This issue of identification is interesting to consider in relationship to race and interactivity. I wrote last week about examining the choices we make as we use/browse/manipulate the internet, and Nakamura writes about online communities that are formed by people who identify with one another on the basis of, for example, race (alllooksame.com) and gender/physical condition/life stage (pregnancy websites). How often are our choices as consumers and producers of digitality driven by our identifications? In what ways might this limit and/or increase the subversive potential of the internet? Apple.com encourages identification by asking its viewers, "Which Mac are you?" and by claiming, "Leopard has over 300 amazing new features. But most impressive, it just works the way you want it to" (italics added). But what if this backfires: What if the viewer doesn't identify? (keep reading)
When I couldn't get all the ads to play on the Apple website, a quick YouTube search revealed not only many of the original (pirated) commercials but also numerous spoofs, including one shown on David Letterman. Most interesting, in light of Nakamura's chapter 5 on the "Asian or Gay?" controversy, is a spoof entitled "Mac vs PC Parody: The Unspoken Message." (The beauty of this medium is that I don't have to explain it: Just click the link and watch it!) The poster, maddoxaom, explains, "I feel like I have to be gay to own one." The first few responses are fascinating, with such comments as: "iGay" from AcePilot101; "owning a Mac = getting owned" from noisecape; and a thread about Australian, Japanese, and American computers, which I couldn't follow. The most recent post (which is, minutes later, no longer the most recent) attempts to engage the parody on a more critical level as well as on a technical production level:
These parodies and resulting comments are producing, as Nakamura calls for, but what are they producing? And what are they reproducing? Are they producing openings for subverting the dominant consumer model of "cool" or are they reproducing other dominant systems of oppression (such as homophobia)? If I had more time and space, I would talk more about Kenneth Burke's definitions of identification, as well as Krista Ratcliffe's call for disidentification and non-identification as spaces in which to engage difference and practice genuine cross-cultural communication (Rhetorical Listening: Identification, Gender, Whiteness).I own 6 PC's and 9 Mac's and just cannot find any humor or wits in this clip.Is 'GAY'(hihihih, uptight, hihihi)still a topic for grown-up's? (hihihi 'GAY' hihihi)
Is it a topic still supposed of being capable to carry a funny plot? (hihihi 'GAY' hihihi)
Have I overlooked essentials?
Lousy below the line production, not less, not more, weak command of text. 10/5 on boredom. (hihihi 'GAY' hihihihi)
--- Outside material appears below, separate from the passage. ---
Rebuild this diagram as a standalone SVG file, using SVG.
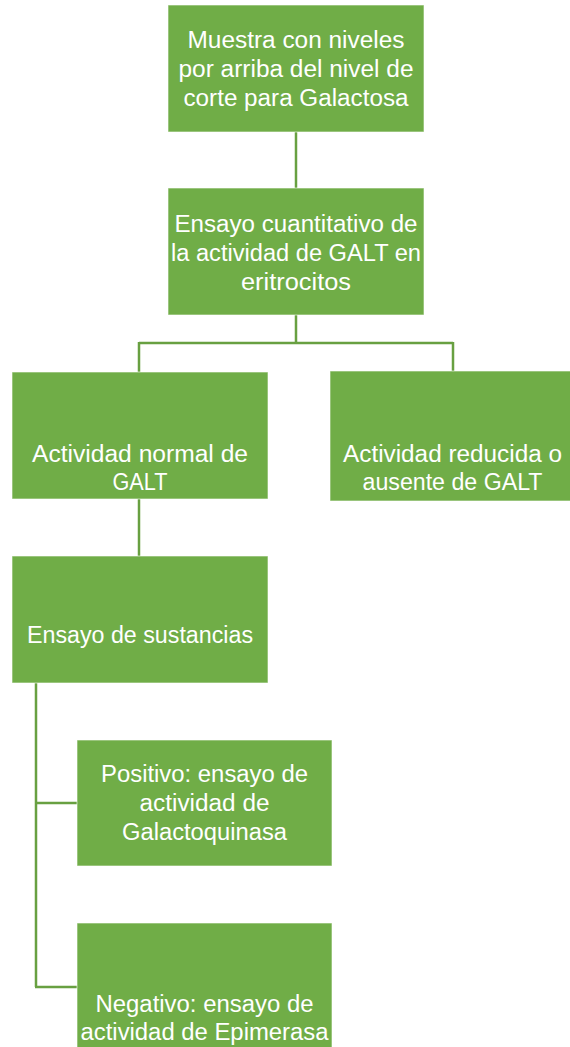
<svg xmlns="http://www.w3.org/2000/svg" width="570" height="1047" viewBox="0 0 570 1047">
  <style>
    .box { fill: #70AD47; stroke: #ffffff; stroke-width: 1; stroke-opacity: 0.6; }
    .lbl { fill: #ffffff; font-family: "Liberation Sans", Arial, sans-serif; font-size: 23.5px; text-anchor: middle; }
    .conn { fill: none; stroke: #68A041; stroke-width: 2.5; }
  </style>
  <rect width="570" height="1047" fill="#ffffff"/>
  <g id="connectors">
    <path class="conn" d="M296 131 V188"/>
    <path class="conn" d="M296 315 V343 M139 343 H453 M139 342 V372 M453 342 V371"/>
    <path class="conn" d="M139 499 V556"/>
    <path class="conn" d="M36 683 V987 M35 803 H77 M35 987 H77"/>
  </g>
  <g id="node-muestra">
    <rect class="box" x="168" y="5" width="256" height="127"/>
    <text class="lbl" x="296" y="48" textLength="217" lengthAdjust="spacingAndGlyphs">Muestra con niveles</text>
    <text class="lbl" x="296" y="77" textLength="235" lengthAdjust="spacingAndGlyphs">por arriba del nivel de</text>
    <text class="lbl" x="296" y="106" textLength="225" lengthAdjust="spacingAndGlyphs">corte para Galactosa</text>
  </g>
  <g id="node-ensayo-cuantitativo">
    <rect class="box" x="168" y="188" width="256" height="127"/>
    <text class="lbl" x="296" y="232" textLength="243" lengthAdjust="spacingAndGlyphs">Ensayo cuantitativo de</text>
    <text class="lbl" x="296" y="261" textLength="250" lengthAdjust="spacingAndGlyphs">la actividad de GALT en</text>
    <text class="lbl" x="296" y="290" textLength="110" lengthAdjust="spacingAndGlyphs">eritrocitos</text>
  </g>
  <g id="node-actividad-normal">
    <rect class="box" x="12" y="372" width="256" height="127"/>
    <text class="lbl" x="140" y="462" textLength="216" lengthAdjust="spacingAndGlyphs">Actividad normal de</text>
    <text class="lbl" x="140" y="490" textLength="55" lengthAdjust="spacingAndGlyphs">GALT</text>
  </g>
  <g id="node-actividad-reducida">
    <rect class="box" x="330" y="371" width="250" height="130"/>
    <text class="lbl" x="452.5" y="462" textLength="219" lengthAdjust="spacingAndGlyphs">Actividad reducida o</text>
    <text class="lbl" x="452.5" y="490" textLength="180" lengthAdjust="spacingAndGlyphs">ausente de GALT</text>
  </g>
  <g id="node-ensayo-sustancias">
    <rect class="box" x="12" y="556" width="256" height="127"/>
    <text class="lbl" x="140" y="643" textLength="226" lengthAdjust="spacingAndGlyphs">Ensayo de sustancias</text>
  </g>
  <g id="node-positivo">
    <rect class="box" x="77" y="740" width="255" height="126"/>
    <text class="lbl" x="204.5" y="782" textLength="207" lengthAdjust="spacingAndGlyphs">Positivo: ensayo de</text>
    <text class="lbl" x="204.5" y="811" textLength="130" lengthAdjust="spacingAndGlyphs">actividad de</text>
    <text class="lbl" x="204.5" y="840" textLength="165" lengthAdjust="spacingAndGlyphs">Galactoquinasa</text>
  </g>
  <g id="node-negativo">
    <rect class="box" x="77" y="923" width="255" height="130"/>
    <text class="lbl" x="204.5" y="1012" textLength="218" lengthAdjust="spacingAndGlyphs">Negativo: ensayo de</text>
    <text class="lbl" x="204.5" y="1040" textLength="248" lengthAdjust="spacingAndGlyphs">actividad de Epimerasa</text>
  </g>
</svg>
I think, by the way, that Apple is doing some of the "reenvisioning of what constitutes a 'major life activity' or salient 'information'" (182) that Nakamura suggests after outlining the Pew Foundation study that said minorities engage primarily in "Fun" activities. Several of the "Mac vs PC" ads juxtapose highly visual, highly social iLife activities—iChat, iPhoto, iMovie, etc.—against the business functions of Windows.
2 comments:
Marla, I think you are a better critic and thinker than Nakamura. You're actually engaging some of the issues, and their implications based on evidence, instead of making general claims based on personal experience. Because for me, I see Nakamura making universal claims about what these things signify (or, to use the terms from your entry, "produce/reproduce"). But the fact of the matter is that they signify these things for HER -- an educated, Asian-American woman (at least by name) who is concerned with these things. As I may have stated earlier, I'm curious to know whether non-academics or lower-class white viewers, who are undoubtedly outside of the audience Apple is marketing toward, see these commercials in this way.
Further, I'm not entirely convinced that blacks signify "mojo": they might, but can't they also signify "coolness," "originality," "the exotic," etc -- all other viable (and problematic!) associations that corporations might employ. Are whites REALLY so repressed that we turn to anything that symbolizes (metonymically or otherwise) "freedom"? I'd be inclined to say no, actually. So, it begs asking, "What is it that they DO symbolize, and why?" Then, what IS Nakamura's point?
Thanks, as always, Marla, for some good things to "chew" on. See you in class tomorrow! :)
Marla,
I'm glad that you've noticed some of these trends in Nakamura's writing as well. I'm really not understanding how she can make these generalizations about race in her analysis.
I mention in my post that race is everywhere, especially in advertising and film, so why is she trying to decipher something that's so obvious? Are we really to think that the Matrix films were created with the intention of showing African Americans as inferior? Or that the iPod ads represent black bodies having something ("mojo") that white bodies can't have?
Your idea about the Mac commercials is great. If "PC" were black, it sounds like Nakamura would have jumped all over it. But like you mention, if "Mac" were black, I wonder how she would approach it.